### Task details
Give an exact transcription of every line, dropping the images.

### Material provided

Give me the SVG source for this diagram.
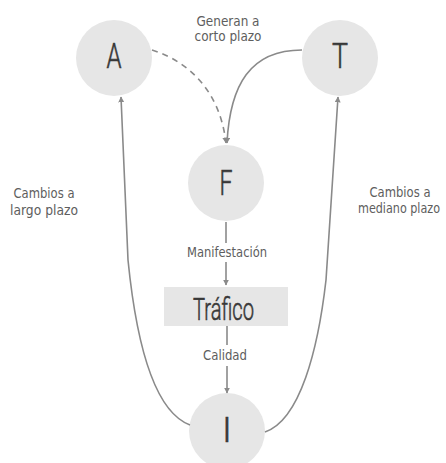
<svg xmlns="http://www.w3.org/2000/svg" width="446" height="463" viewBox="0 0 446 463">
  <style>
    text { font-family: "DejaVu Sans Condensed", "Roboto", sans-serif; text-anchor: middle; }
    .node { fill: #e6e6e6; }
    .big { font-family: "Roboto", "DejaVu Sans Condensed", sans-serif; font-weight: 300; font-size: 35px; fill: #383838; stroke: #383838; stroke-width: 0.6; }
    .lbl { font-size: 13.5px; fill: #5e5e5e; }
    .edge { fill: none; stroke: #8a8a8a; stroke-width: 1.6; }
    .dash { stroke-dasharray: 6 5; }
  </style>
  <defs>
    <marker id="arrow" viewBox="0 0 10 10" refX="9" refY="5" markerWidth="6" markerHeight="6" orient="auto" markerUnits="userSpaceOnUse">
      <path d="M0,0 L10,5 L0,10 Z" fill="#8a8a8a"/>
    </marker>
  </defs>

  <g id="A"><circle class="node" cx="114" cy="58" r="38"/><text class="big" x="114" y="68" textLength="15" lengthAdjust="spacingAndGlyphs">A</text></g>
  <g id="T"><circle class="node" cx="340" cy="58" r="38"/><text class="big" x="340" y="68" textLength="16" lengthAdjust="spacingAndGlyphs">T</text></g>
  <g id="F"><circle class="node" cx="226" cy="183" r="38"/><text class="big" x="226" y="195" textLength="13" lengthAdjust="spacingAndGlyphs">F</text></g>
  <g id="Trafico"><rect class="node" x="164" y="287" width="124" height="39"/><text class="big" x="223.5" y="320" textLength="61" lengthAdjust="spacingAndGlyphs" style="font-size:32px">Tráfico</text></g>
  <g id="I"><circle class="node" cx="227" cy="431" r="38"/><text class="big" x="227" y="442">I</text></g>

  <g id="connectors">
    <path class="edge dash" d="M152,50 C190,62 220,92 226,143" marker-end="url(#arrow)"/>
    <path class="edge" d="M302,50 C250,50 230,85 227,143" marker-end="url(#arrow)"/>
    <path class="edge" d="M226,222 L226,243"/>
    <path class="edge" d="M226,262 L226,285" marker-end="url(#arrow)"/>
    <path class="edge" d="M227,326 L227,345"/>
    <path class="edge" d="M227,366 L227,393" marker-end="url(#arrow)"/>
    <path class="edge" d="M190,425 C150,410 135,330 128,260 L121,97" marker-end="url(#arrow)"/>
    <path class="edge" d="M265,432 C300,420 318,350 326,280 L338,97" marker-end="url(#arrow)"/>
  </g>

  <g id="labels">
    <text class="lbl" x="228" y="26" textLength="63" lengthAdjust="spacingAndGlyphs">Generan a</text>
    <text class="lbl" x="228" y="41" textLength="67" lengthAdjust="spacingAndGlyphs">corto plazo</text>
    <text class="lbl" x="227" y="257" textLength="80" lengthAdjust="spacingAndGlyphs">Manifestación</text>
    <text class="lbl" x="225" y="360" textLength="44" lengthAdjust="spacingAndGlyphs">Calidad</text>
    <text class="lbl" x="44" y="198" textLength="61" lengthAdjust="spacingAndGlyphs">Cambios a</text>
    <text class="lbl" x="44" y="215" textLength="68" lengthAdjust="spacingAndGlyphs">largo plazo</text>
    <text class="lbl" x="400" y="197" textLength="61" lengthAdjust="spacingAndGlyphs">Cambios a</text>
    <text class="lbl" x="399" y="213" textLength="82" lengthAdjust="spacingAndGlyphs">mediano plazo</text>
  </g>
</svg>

### Result of the task
Give me the SVG source for this diagram.
<svg xmlns="http://www.w3.org/2000/svg" width="446" height="463" viewBox="0 0 446 463">
  <style>
    text { font-family: "DejaVu Sans Condensed", "Roboto", sans-serif; text-anchor: middle; }
    .node { fill: #e6e6e6; }
    .big { font-family: "Roboto", "DejaVu Sans Condensed", sans-serif; font-weight: 300; font-size: 35px; fill: #383838; stroke: #383838; stroke-width: 0.6; }
    .lbl { font-size: 13.5px; fill: #5e5e5e; }
    .edge { fill: none; stroke: #8a8a8a; stroke-width: 1.6; }
    .dash { stroke-dasharray: 6 5; }
  </style>
  <defs>
    <marker id="arrow" viewBox="0 0 10 10" refX="9" refY="5" markerWidth="6" markerHeight="6" orient="auto" markerUnits="userSpaceOnUse">
      <path d="M0,0 L10,5 L0,10 Z" fill="#8a8a8a"/>
    </marker>
  </defs>

  <g id="A"><circle class="node" cx="114" cy="58" r="38"/><text class="big" x="114" y="68" textLength="15" lengthAdjust="spacingAndGlyphs">A</text></g>
  <g id="T"><circle class="node" cx="340" cy="58" r="38"/><text class="big" x="340" y="68" textLength="16" lengthAdjust="spacingAndGlyphs">T</text></g>
  <g id="F"><circle class="node" cx="226" cy="183" r="38"/><text class="big" x="226" y="195" textLength="13" lengthAdjust="spacingAndGlyphs">F</text></g>
  <g id="Trafico"><rect class="node" x="164" y="287" width="124" height="39"/><text class="big" x="223.5" y="320" textLength="61" lengthAdjust="spacingAndGlyphs" style="font-size:32px">Tráfico</text></g>
  <g id="I"><circle class="node" cx="227" cy="431" r="38"/><text class="big" x="227" y="442">I</text></g>

  <g id="connectors">
    <path class="edge dash" d="M152,50 C190,62 220,92 226,143" marker-end="url(#arrow)"/>
    <path class="edge" d="M302,50 C250,50 230,85 227,143" marker-end="url(#arrow)"/>
    <path class="edge" d="M226,222 L226,243"/>
    <path class="edge" d="M226,262 L226,285" marker-end="url(#arrow)"/>
    <path class="edge" d="M227,326 L227,345"/>
    <path class="edge" d="M227,366 L227,393" marker-end="url(#arrow)"/>
    <path class="edge" d="M190,425 C150,410 135,330 128,260 L121,97" marker-end="url(#arrow)"/>
    <path class="edge" d="M265,432 C300,420 318,350 326,280 L338,97" marker-end="url(#arrow)"/>
  </g>

  <g id="labels">
    <text class="lbl" x="228" y="26" textLength="63" lengthAdjust="spacingAndGlyphs">Generan a</text>
    <text class="lbl" x="228" y="41" textLength="67" lengthAdjust="spacingAndGlyphs">corto plazo</text>
    <text class="lbl" x="227" y="257" textLength="80" lengthAdjust="spacingAndGlyphs">Manifestación</text>
    <text class="lbl" x="225" y="360" textLength="44" lengthAdjust="spacingAndGlyphs">Calidad</text>
    <text class="lbl" x="44" y="198" textLength="61" lengthAdjust="spacingAndGlyphs">Cambios a</text>
    <text class="lbl" x="44" y="215" textLength="68" lengthAdjust="spacingAndGlyphs">largo plazo</text>
    <text class="lbl" x="400" y="197" textLength="61" lengthAdjust="spacingAndGlyphs">Cambios a</text>
    <text class="lbl" x="399" y="213" textLength="82" lengthAdjust="spacingAndGlyphs">mediano plazo</text>
  </g>
</svg>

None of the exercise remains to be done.